Президиум проблему рассмотрел. Завтра по нашей просьбе в Москву прибудут трое, а в Ленинград - двое Судей. И пойдут гулять по городу. Квартал за кварталом. Пока - больше не имеем, а жаль. Нам бы их в каждый областной центр хотя бы.

- Да какое вы имеете право призывать этих, неведомо откуда взявшихся монстров?! - посерев лицом, выпалил Серов. - По городам, где прогулялся Судья, некомплект партийных и советских работников - 80 процентов! Это террор, Лаврентий. Более того, это - геноцид, какого История еще не знала!

- А ты думал что, дорогой? Революция на одной шестой части суши - это как лобио кушать? - саркастически осведомился Лаврентий Павлович.

Лицо Ивана Александровича, превратилось в подобие алебастровой посмертной маски. Захрипев, он схватился за левую сторону груди, и рухнул на пол. Спешно прибывший дежурный врач констатировал смерть.

- Вот я и говорю, - повторил Лаврентий Павлович. - Это вам не лобио кушать, ребятки.

      .

      .

      .

.

Острогожск. Вечером того же дня.

- От Солдатского, сам знаешь, какая гора начинается.

- Да, знаю, как не знать. Жуткий, обледенелый подъем, да еще и с левым поворотом.

- Ну вот, еду я, по сторонам поглядываю, и вижу: пацана пурга застигла, а до жилья далековато.

- И что?

- Остановился, подобрал.

- Ну и правильно. Любой бы так. Только подъем там -не притормозишь.

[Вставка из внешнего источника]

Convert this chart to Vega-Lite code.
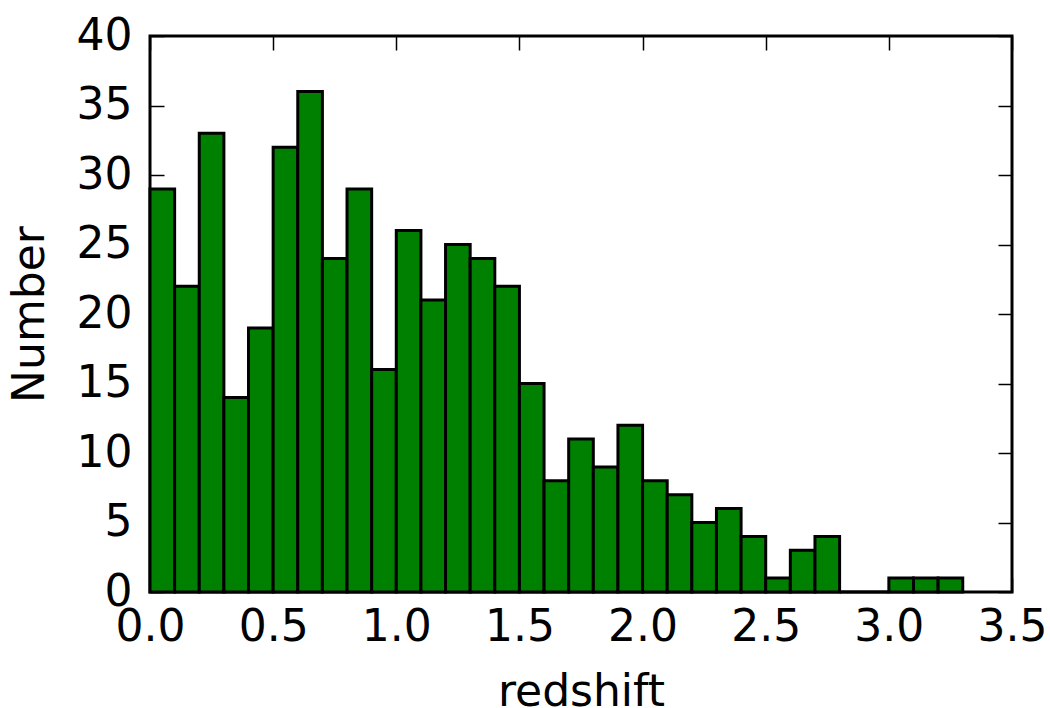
{
  "$schema": "https://vega.github.io/schema/vega-lite/v6.json",
  "width": 862,
  "height": 556,
  "autosize": {"type": "none"},
  "padding": {"left": 150, "top": 36, "right": 38, "bottom": 116},
  "background": "white",
  "config": {
    "font": "DejaVu Sans",
    "view": {"stroke": "black", "strokeWidth": 3},
    "axis": {
      "domain": false,
      "grid": false,
      "tickColor": "black",
      "tickWidth": 1.5,
      "tickSize": -14,
      "labelFlush": false,
      "labelOverlap": false,
      "labelFont": "DejaVu Sans",
      "labelFontSize": 44,
      "labelColor": "black",
      "titleFont": "DejaVu Sans",
      "titleFontSize": 44,
      "titleFontWeight": "normal",
      "titleColor": "black"
    }
  },
  "data": {
    "values": [
      {"start": 0.0, "end": 0.1, "count": 29},
      {"start": 0.1, "end": 0.2, "count": 22},
      {"start": 0.2, "end": 0.3, "count": 33},
      {"start": 0.3, "end": 0.4, "count": 14},
      {"start": 0.4, "end": 0.5, "count": 19},
      {"start": 0.5, "end": 0.6, "count": 32},
      {"start": 0.6, "end": 0.7, "count": 36},
      {"start": 0.7, "end": 0.8, "count": 24},
      {"start": 0.8, "end": 0.9, "count": 29},
      {"start": 0.9, "end": 1.0, "count": 16},
      {"start": 1.0, "end": 1.1, "count": 26},
      {"start": 1.1, "end": 1.2, "count": 21},
      {"start": 1.2, "end": 1.3, "count": 25},
      {"start": 1.3, "end": 1.4, "count": 24},
      {"start": 1.4, "end": 1.5, "count": 22},
      {"start": 1.5, "end": 1.6, "count": 15},
      {"start": 1.6, "end": 1.7, "count": 8},
      {"start": 1.7, "end": 1.8, "count": 11},
      {"start": 1.8, "end": 1.9, "count": 9},
      {"start": 1.9, "end": 2.0, "count": 12},
      {"start": 2.0, "end": 2.1, "count": 8},
      {"start": 2.1, "end": 2.2, "count": 7},
      {"start": 2.2, "end": 2.3, "count": 5},
      {"start": 2.3, "end": 2.4, "count": 6},
      {"start": 2.4, "end": 2.5, "count": 4},
      {"start": 2.5, "end": 2.6, "count": 1},
      {"start": 2.6, "end": 2.7, "count": 3},
      {"start": 2.7, "end": 2.8, "count": 4},
      {"start": 2.8, "end": 2.9, "count": 0},
      {"start": 2.9, "end": 3.0, "count": 0},
      {"start": 3.0, "end": 3.1, "count": 1},
      {"start": 3.1, "end": 3.2, "count": 1},
      {"start": 3.2, "end": 3.3, "count": 1}
    ]
  },
  "layer": [
    {
      "mark": {"type": "rect", "fill": "#008000", "stroke": "black", "strokeWidth": 3},
      "encoding": {
        "x": {
          "field": "start", "type": "quantitative",
          "scale": {"domain": [0, 3.5], "nice": false, "zero": false},
          "axis": {"orient": "bottom", "values": [0, 0.5, 1, 1.5, 2, 2.5, 3, 3.5], "format": ".1f", "title": "redshift", "labelPadding": 27, "titleBaseline": "alphabetic", "titleY": 113}
        },
        "x2": {"field": "end"},
        "y": {
          "field": "count", "type": "quantitative",
          "scale": {"domain": [0, 40], "nice": false},
          "axis": {"orient": "left", "values": [0, 5, 10, 15, 20, 25, 30, 35, 40], "title": "Number", "labelPadding": 32, "titleBaseline": "alphabetic", "titleX": -107}
        },
        "y2": {"datum": 0}
      }
    },
    {
      "mark": {"type": "rect", "opacity": 0},
      "encoding": {
        "x": {
          "field": "start", "type": "quantitative",
          "axis": {"orient": "top", "values": [0, 0.5, 1, 1.5, 2, 2.5, 3, 3.5], "labels": false, "title": null}
        },
        "x2": {"field": "end"},
        "y": {
          "field": "count", "type": "quantitative",
          "axis": {"orient": "right", "values": [0, 5, 10, 15, 20, 25, 30, 35, 40], "labels": false, "title": null}
        },
        "y2": {"datum": 0}
      }
    }
  ],
  "resolve": {"axis": {"x": "independent", "y": "independent"}}
}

- И я ... так. Что до подъема, так это ерунда. В Солдатском я цепи одел. Но это был - Судья!

- Ну и что? Ты же ведь жив?

- Как видишь, только вот, себя не чую и столько передумал да вспомнил, словами не описать. Все вспомнил. Что помнил, и что не помнил! Злой он был, этот парень, и видно было - устал.

- Что устал, понятно. Что злой, неудивительно. Вот представь, Петр Иванович, заставили тебя день за днем в дерьме ковыряться. Как оно тебе?

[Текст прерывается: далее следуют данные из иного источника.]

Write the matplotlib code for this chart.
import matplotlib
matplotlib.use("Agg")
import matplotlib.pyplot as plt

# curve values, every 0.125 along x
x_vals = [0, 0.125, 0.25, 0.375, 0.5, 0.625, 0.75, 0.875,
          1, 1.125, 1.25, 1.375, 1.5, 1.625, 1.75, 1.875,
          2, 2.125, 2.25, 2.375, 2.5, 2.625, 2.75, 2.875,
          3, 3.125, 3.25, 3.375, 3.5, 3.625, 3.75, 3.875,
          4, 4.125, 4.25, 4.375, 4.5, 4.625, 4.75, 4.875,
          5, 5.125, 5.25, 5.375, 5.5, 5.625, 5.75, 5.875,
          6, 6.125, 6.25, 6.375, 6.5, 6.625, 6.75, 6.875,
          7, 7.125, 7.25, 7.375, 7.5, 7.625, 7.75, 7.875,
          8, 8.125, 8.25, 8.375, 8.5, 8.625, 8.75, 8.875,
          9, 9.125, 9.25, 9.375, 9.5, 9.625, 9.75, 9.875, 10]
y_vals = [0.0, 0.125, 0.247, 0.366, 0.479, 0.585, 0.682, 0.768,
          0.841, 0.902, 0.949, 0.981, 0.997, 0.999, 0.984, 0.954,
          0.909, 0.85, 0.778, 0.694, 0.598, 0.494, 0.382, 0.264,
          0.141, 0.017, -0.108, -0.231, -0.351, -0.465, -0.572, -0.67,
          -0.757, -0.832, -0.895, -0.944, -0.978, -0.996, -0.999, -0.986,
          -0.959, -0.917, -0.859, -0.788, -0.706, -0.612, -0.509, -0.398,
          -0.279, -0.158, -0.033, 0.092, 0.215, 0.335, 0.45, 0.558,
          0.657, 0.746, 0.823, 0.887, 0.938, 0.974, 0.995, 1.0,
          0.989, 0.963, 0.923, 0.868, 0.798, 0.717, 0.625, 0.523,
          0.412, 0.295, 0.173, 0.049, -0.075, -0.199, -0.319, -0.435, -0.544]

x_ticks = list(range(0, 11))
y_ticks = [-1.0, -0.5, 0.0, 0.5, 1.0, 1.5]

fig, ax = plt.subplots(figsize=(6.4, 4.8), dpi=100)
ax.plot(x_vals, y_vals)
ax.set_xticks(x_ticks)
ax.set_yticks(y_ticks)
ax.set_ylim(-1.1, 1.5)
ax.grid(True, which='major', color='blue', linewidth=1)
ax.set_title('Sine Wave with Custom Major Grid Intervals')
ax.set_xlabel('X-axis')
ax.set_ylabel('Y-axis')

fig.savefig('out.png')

- Да никак. Понимаю. Я его на Карла Маркса высадил, где церковь Тихона Задонского.

- Что, сам попросил?

- Ну да, тормози, говорит, раб божий. Прогуляюсь я тут у вас.

- А скажи, коли не секрет, о чем думал?

-А про Аньку, на которой жениться обещал, да так и не собрался. Грех, конечно, но получается, простительный. Хотя стыдно, не без того. Надеялась она сильно.

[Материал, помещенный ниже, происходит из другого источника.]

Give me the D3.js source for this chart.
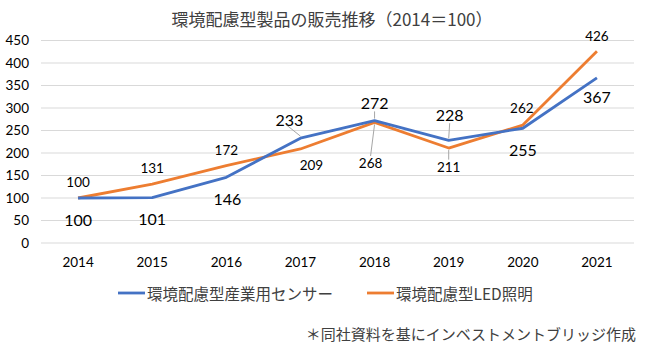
<!DOCTYPE html>
<html><head><meta charset="utf-8">
<script src="https://cdn.jsdelivr.net/npm/d3@7"></script>
<style>
body{margin:0;background:#fff;}
text{font-family:Lato,"Noto Sans CJK JP",sans-serif;fill:#000;}
.jp{font-family:"Noto Sans CJK JP",sans-serif;}
</style></head>
<body><svg id="c" width="645" height="353"></svg>
<script>
const years = ["2014","2015","2016","2017","2018","2019","2020","2021"];
const sensor = [100,101,146,233,272,228,255,367];
const led = [100,131,172,209,268,211,262,426];
const yTicks = [0,50,100,150,200,250,300,350,400,450];
const seriesNames = ["環境配慮型産業用センサー","環境配慮型LED照明"];
const title = "環境配慮型製品の販売推移（2014＝100）";
const note = "＊同社資料を基にインベストメントブリッジ作成";
// label offsets (dx, dy) relative to point
const sensorLabelOff = [[0,21],[0,21],[1,21],[-11,-19],[0,-18],[1,-26],[0,21],[0,19]];
const ledLabelOff = [[0,-16],[0,-16],[0,-16],[11,16],[-4,41],[0,19],[-1,-17],[0,-15]];
const sensorLeader = [0,0,0,1,1,1,0,0];
const ledLeader = [0,0,0,0,1,1,0,0];

const svg = d3.select("#c");
const x = d3.scaleBand().domain(years).range([41,634]);
const y = d3.scaleLinear().domain([0,450]).range([243,40.5]);
const cx = d => x(d)+x.bandwidth()/2;

svg.append("text").attr("class","jp").attr("x",332).attr("y",18).attr("text-anchor","middle")
  .attr("dominant-baseline","central").style("font-size","17px").style("fill","#404040").text(title);

svg.append("g").selectAll("line").data(yTicks).join("line")
  .attr("x1",41).attr("x2",634).attr("y1",d=>y(d)).attr("y2",d=>y(d))
  .attr("stroke","#d9d9d9").attr("stroke-width",1);

const ya = svg.append("g").attr("transform","translate(29,0)")
  .call(d3.axisLeft(y).tickValues(yTicks).tickSize(0).tickPadding(0));
ya.select(".domain").remove();
ya.selectAll("text").style("font-size","13.5px").style("fill","#000").attr("font-family",null);

const xa = svg.append("g").attr("transform","translate(0,262)")
  .call(d3.axisBottom(x).tickSize(0).tickPadding(0));
xa.select(".domain").remove();
xa.selectAll("text").style("font-size","13.5px").attr("dy","0.35em").attr("font-family",null);

const line = d3.line().x((d,i)=>cx(years[i])).y(d=>y(d));
const series = [
  {vals:led, color:"#ED7D31", off:ledLabelOff, lead:ledLeader, fs:13.5},
  {vals:sensor, color:"#4472C4", off:sensorLabelOff, lead:sensorLeader, fs:16}
];
series.forEach(s=>{
  svg.append("path").datum(s.vals).attr("d",line).attr("fill","none")
    .attr("stroke",s.color).attr("stroke-width",2.8).attr("stroke-linejoin","round");
});
series.forEach(s=>{
  s.vals.forEach((v,i)=>{
    const px = cx(years[i]), py = y(v);
    const lx = px + s.off[i][0], ly = py + s.off[i][1];
    if (s.lead[i]) {
      const h = s.fs*0.55;
      let y1 = ly + (s.off[i][1] < 0 ? h : -h);
      let x1 = lx;
      if (s.off[i][0] < -5) { y1 = ly + 5; x1 = lx - 4; }
      const y2 = py + (s.off[i][1] < 0 ? -2 : 2);
      svg.append("line").attr("x1",x1).attr("y1",y1).attr("x2",px).attr("y2",y2)
        .attr("stroke","#a6a6a6").attr("stroke-width",1);
    }
    svg.append("text").attr("x",lx).attr("y",ly).attr("text-anchor","middle")
      .attr("dominant-baseline","central").style("font-size",s.fs+"px").text(v);
  });
});

// legend
const lg = [{name:seriesNames[0], color:"#4472C4", x:118},{name:seriesNames[1], color:"#ED7D31", x:367}];
lg.forEach(l=>{
  svg.append("line").attr("x1",l.x).attr("x2",l.x+27).attr("y1",293).attr("y2",293)
    .attr("stroke",l.color).attr("stroke-width",2.8);
  svg.append("text").attr("class","jp").attr("x",l.x+29).attr("y",293).attr("dominant-baseline","central")
    .style("font-size","15.5px").style("fill","#404040").text(l.name);
});
svg.append("text").attr("class","jp").attr("x",636).attr("y",333).attr("text-anchor","end")
  .attr("dominant-baseline","central").style("font-size","15px").style("fill","#404040").text(note);
</script></body></html>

- Мне, конечно, с Ним не встретиться, не каждому везет, но вот скажи, он спрашивал что? Как оно было-то, вообще?

- А никак. Не спрашивал. Молчал, кривился, в окно смотрел. Думаю, у него это само собой выходит, иначе рехнуться можно, с каждым говорить. Я себя сам тиранил. От Солдатского с полчаса езды, а думал - жизнь прожил. День за днем, минуту за минутой.

- Что, страшно?

-Да нет, тут другое. Привиделось, будто я - не я совсем, а кто-то старый и ко всему безразличный, словно Натан из юрконторы.

- И что?

- Да не перебивай! Я и так собьюсь. Привиделось, что еще бы миг, и я сказал бы себе: 'Исчислен и найден слишком легким'! Убей бог, не представляю, что это значит! Но чувствовал - если что не так - не жить мне.